Every hopeful Indie author hears it: If you are going to self-publish, you are going to have to market your work in order to be successful. Sure, the reality is that even if I had been picked up by a major publisher, I most likely would have had to do some marketing on my own for any chance of success as well. But at least then I might have had someone to ask for tips! As an Indie author, I’ve got myself, dozens of guidebooks, and adverts (or random emails) from people claiming to have the answer for me. It is a little overwhelming.
Which is my excuse at why, after having my first e-novel available for a little over a year now, I’m finally really delving into the marketing thing. Yup, a year later.
If you read some of those handy guide books (I do recommend Mark Coker’s guides: Book Marketing Guide and Secrets to Ebook Publishing Success – both free and offering a tips on where to start), you’ll learn that the benefit to being an Indie author is that you can start marketing (and hopefully get good at it) at any point after publishing. There is no ‘magic window’ of time to capture the public’s eye. A year after publishing, my novel is still available possibly unlike a printed version.
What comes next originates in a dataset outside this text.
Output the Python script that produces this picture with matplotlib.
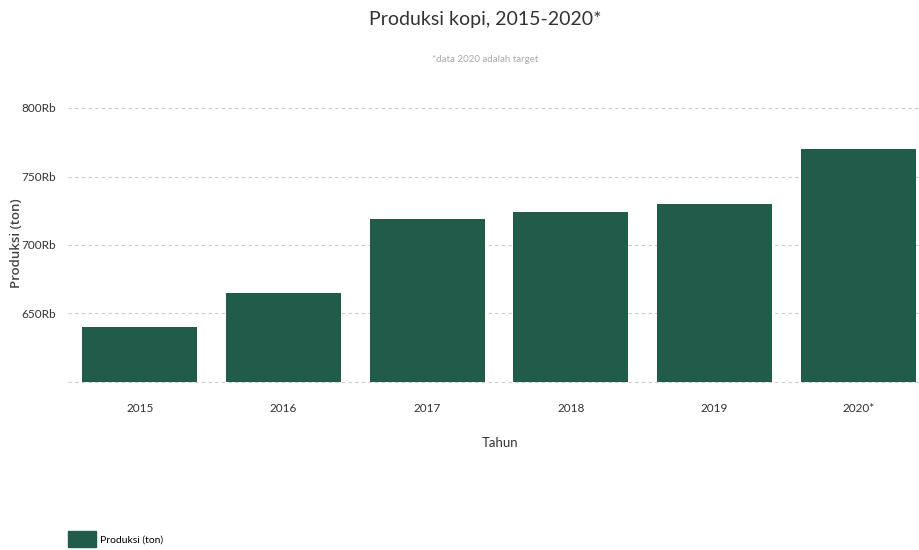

Yeah for me!
Why has it taken me a year to finally craft a marketing strategy? I’m slow.
Okay, just joking. There are many reasons it has taken me so long to jump in. I think the biggest hurdle was the mental one.
Every author hopes they’ll be “discovered.” Someone out there (someone with great connections obviously) will read the novel and post an amazing review, share it with their upteen-million friends, and overnight without lifting a marketing finger, my book will be rolling off the electronic shelves. Well, I never really thought that but maybe I hoped for it just a little. So that explains the first few months of not marketing.
After it started dawning on me that doing nothing wasn’t selling any books, I looked at all the potential marketing options and grumbled. If you do a quick search on marketing e-books you’ll find one of two things: people who will do it for you or authors complaining that it takes away time from writing. There is so much negativity about the idea of marketing! Straight out of the gate, authors are informed about it being a time sink with no sure-fire or tried-and-true way of ensuring success. Every author’s marketing attempt is a personal ascent up Mt. Everest. After absorbing all that information for an afternoon, who would WANT to start marketing? Isn’t it better to at least say I published a novel, which I wrote out of love and enjoyment of the craft anyway?
Is it better to give up without even trying? No.
And boy, sitting there and doing nothing (except writing, obviously!) while not selling any novels (or only by running free give-aways) is depressing. This creeping feeling of not being good enough mixes with a belief of ill-fate. That little corner of dark solitude looks more and more attractive every day.
WAKE UP!
Why I’m breaking out of my comfort zone and starting to market lies at the convergence of having a sequel (that I think is pretty darn good!) at the editor, a sudden boost in self confidence (could be spring or it could be that having e-published is no longer a new experience. I’m a year into this now and it is time to grow up!), and lots of information, derived from blogs and watching more experienced authors, coalescing into actual useful skills. For me, now is the time.
I’m trying on a variety of tactics, which I’ll outline in future posts (sorry – need to get back to writing and editing!). But the first and biggest, I’ll share now.
You remember all that negative energy regarding how much time marketing takes? Time that you could be writing your next great masterpiece, the one that will surely be your big break?
GET OVER IT
Seriously, marketing is as important as writing. And if you don’t embrace it, finding something to love it the sharing of what you created and enjoy, then you are going to only do it halfheartedly. You are going to suck at it.
Sure, if you have tons of money, go throw it at someone who can market for you. I don’t have that type of income. Plus, I tend to be a do-it-yourself-er (that whole self-publish thing should be making more sense about now). So, the biggest thing I learned and tackled first in creating my marketing strategy was to love marketing as much as writing. Seriously. I get to talk about my novel and why I love it. Is that really so bad?